-------- Records to process

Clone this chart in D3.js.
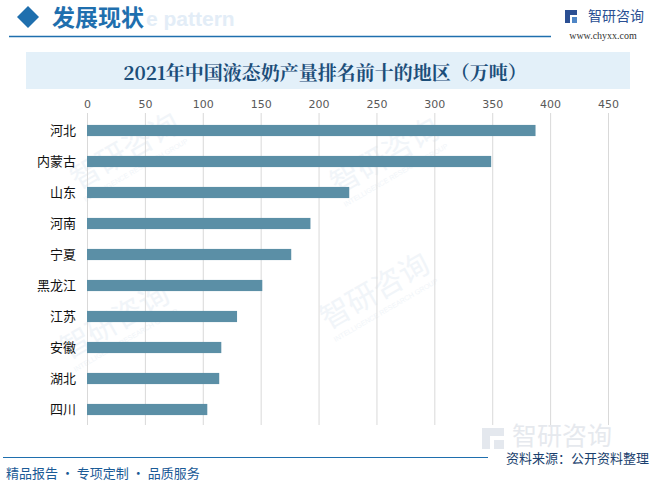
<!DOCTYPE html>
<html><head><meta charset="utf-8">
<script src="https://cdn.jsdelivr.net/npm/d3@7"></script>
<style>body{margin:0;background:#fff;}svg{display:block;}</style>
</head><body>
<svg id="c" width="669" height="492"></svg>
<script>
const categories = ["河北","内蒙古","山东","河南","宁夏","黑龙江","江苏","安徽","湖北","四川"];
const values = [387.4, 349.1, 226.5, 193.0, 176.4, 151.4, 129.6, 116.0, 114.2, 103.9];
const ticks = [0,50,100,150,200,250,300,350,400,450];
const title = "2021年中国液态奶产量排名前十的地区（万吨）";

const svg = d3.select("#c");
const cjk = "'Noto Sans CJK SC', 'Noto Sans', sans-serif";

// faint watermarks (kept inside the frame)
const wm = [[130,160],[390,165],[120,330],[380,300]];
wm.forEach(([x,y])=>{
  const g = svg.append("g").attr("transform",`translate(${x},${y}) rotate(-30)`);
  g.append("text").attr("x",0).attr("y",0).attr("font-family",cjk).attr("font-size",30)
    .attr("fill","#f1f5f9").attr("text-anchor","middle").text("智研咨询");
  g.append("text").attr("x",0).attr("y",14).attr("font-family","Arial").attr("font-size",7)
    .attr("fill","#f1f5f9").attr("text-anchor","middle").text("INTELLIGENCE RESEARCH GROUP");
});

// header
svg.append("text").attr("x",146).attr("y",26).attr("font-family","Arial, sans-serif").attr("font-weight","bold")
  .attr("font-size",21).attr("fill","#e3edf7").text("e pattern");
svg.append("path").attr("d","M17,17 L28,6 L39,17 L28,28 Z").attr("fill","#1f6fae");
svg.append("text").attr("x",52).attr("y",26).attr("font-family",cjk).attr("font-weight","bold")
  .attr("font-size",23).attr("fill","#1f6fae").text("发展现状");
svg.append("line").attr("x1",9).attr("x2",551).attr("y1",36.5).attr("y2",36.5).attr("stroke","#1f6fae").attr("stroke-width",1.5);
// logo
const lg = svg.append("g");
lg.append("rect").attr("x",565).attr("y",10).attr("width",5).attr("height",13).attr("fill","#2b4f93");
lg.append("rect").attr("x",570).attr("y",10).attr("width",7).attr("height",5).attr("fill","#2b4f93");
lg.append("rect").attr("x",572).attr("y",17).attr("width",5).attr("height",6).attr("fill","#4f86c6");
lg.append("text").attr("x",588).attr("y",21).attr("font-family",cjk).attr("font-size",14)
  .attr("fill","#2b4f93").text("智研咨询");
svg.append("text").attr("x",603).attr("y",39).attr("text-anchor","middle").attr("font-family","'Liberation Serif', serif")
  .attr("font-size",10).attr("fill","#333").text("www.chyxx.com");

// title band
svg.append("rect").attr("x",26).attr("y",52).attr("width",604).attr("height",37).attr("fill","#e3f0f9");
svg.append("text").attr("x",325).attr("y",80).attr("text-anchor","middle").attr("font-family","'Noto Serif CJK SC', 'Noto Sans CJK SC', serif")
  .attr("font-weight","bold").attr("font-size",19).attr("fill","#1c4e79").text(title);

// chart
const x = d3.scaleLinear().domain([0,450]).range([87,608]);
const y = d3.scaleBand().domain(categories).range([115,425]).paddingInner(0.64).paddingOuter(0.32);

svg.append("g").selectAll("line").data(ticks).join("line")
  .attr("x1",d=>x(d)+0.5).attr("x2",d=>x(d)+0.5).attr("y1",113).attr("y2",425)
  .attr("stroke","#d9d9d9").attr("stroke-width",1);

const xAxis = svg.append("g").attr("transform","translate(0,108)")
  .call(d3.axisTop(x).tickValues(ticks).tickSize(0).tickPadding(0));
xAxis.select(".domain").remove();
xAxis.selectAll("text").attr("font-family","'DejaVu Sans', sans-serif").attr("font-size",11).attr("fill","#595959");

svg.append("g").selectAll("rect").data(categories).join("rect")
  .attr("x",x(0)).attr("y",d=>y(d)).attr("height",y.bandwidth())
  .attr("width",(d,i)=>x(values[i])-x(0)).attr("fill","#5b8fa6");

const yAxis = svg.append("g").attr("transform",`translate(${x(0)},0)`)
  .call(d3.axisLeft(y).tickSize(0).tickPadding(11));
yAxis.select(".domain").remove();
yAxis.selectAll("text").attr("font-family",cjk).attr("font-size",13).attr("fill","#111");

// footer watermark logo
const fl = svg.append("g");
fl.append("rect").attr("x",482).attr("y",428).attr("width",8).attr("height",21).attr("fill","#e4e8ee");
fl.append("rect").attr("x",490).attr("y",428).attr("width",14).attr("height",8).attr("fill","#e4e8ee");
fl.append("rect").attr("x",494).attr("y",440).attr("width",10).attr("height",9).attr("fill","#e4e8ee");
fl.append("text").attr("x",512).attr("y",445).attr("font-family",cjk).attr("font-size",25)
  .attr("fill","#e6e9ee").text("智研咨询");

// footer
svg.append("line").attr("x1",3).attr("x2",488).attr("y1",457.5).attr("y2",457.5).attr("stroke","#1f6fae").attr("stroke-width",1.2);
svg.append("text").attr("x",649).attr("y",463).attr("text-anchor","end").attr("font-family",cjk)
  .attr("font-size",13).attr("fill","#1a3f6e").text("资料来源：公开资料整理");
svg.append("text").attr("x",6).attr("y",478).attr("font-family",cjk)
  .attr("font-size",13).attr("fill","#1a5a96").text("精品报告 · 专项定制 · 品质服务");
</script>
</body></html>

----------------
-------- Records to process

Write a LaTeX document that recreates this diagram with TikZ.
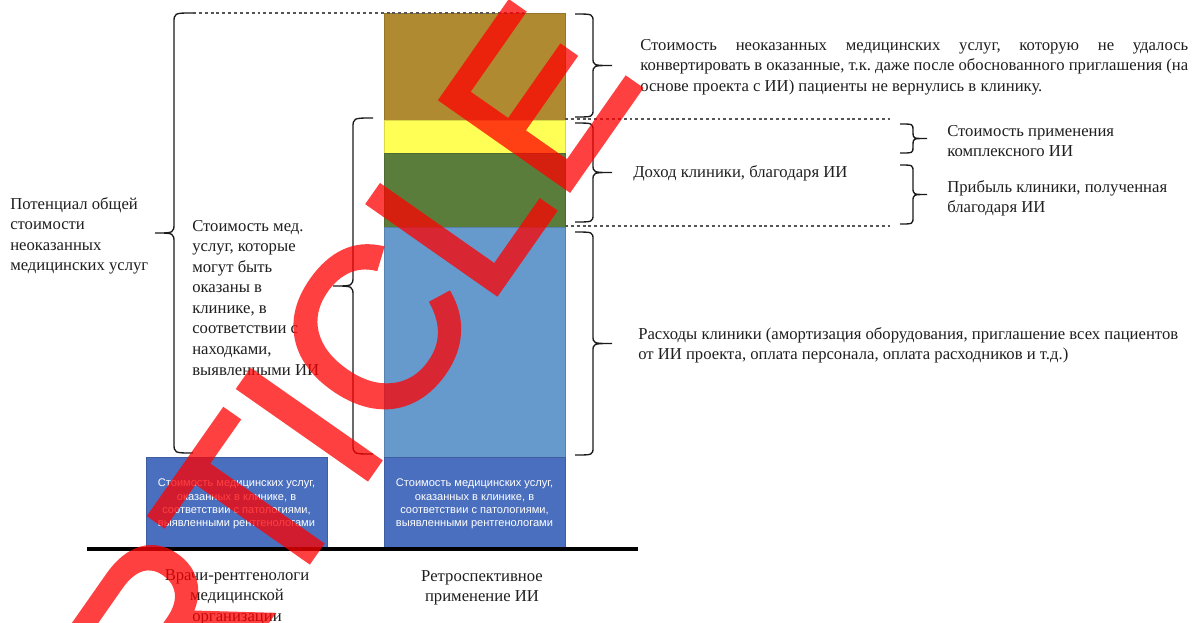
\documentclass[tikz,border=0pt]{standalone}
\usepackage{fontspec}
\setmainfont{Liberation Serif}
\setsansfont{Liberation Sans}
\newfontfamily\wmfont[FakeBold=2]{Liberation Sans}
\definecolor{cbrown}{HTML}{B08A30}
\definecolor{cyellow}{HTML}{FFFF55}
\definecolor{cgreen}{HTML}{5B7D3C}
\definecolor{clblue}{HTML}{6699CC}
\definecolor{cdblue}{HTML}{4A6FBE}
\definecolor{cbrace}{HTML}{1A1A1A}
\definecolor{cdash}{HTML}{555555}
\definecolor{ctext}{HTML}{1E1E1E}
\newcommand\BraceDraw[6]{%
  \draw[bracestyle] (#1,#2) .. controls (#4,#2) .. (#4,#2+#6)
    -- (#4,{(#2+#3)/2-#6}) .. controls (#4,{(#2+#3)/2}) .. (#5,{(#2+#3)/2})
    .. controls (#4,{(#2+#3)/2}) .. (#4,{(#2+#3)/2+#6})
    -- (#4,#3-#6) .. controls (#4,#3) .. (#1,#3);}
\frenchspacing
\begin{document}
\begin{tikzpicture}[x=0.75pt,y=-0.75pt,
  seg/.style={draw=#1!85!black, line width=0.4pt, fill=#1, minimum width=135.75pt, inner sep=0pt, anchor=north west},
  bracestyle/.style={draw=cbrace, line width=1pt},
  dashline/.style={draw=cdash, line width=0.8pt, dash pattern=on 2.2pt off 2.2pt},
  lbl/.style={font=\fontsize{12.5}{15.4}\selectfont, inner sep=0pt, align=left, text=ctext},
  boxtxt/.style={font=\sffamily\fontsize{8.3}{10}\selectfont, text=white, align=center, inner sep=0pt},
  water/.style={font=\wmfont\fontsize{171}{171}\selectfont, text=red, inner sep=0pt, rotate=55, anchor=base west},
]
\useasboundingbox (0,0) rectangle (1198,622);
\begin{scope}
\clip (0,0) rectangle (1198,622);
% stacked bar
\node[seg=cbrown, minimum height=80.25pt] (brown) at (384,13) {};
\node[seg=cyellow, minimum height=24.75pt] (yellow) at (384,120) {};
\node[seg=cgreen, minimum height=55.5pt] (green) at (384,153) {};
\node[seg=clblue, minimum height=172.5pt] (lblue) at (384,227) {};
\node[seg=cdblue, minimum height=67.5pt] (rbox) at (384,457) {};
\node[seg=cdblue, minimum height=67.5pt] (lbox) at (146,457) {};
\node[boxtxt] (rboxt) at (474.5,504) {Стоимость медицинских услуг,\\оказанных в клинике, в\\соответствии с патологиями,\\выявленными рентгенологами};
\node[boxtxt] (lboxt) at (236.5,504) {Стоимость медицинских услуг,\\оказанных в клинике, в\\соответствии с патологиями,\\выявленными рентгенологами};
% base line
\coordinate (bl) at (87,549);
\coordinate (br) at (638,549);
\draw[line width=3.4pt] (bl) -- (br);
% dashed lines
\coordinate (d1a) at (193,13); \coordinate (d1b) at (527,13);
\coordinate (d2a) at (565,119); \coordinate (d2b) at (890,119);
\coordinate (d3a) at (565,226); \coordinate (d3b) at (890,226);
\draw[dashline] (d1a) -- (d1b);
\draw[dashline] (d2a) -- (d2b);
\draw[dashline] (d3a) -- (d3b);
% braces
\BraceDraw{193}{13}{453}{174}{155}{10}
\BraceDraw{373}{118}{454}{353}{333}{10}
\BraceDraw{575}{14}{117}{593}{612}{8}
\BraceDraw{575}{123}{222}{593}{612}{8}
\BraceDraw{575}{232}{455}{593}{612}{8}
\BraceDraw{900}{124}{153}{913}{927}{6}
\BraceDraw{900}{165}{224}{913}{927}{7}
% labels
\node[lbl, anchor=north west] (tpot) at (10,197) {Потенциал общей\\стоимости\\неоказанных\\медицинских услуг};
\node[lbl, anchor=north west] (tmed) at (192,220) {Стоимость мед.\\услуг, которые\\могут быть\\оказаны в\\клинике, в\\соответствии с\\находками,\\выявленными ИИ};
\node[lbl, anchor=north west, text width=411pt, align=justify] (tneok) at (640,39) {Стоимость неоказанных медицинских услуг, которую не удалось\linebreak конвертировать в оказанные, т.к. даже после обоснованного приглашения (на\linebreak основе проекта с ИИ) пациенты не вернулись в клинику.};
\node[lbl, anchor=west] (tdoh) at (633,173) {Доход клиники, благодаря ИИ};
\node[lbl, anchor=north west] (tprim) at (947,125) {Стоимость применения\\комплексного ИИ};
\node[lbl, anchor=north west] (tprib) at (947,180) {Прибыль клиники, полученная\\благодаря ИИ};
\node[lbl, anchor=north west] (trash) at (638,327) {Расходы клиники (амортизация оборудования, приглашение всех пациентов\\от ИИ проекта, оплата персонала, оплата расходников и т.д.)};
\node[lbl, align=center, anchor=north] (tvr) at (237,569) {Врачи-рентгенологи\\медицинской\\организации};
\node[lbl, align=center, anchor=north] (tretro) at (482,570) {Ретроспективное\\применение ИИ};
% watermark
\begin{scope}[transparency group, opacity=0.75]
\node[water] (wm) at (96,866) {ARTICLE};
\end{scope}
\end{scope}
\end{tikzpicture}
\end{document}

----------------

Say how many lines of the data include the word "this". Respond with the number alone.

◆ Task solution:
2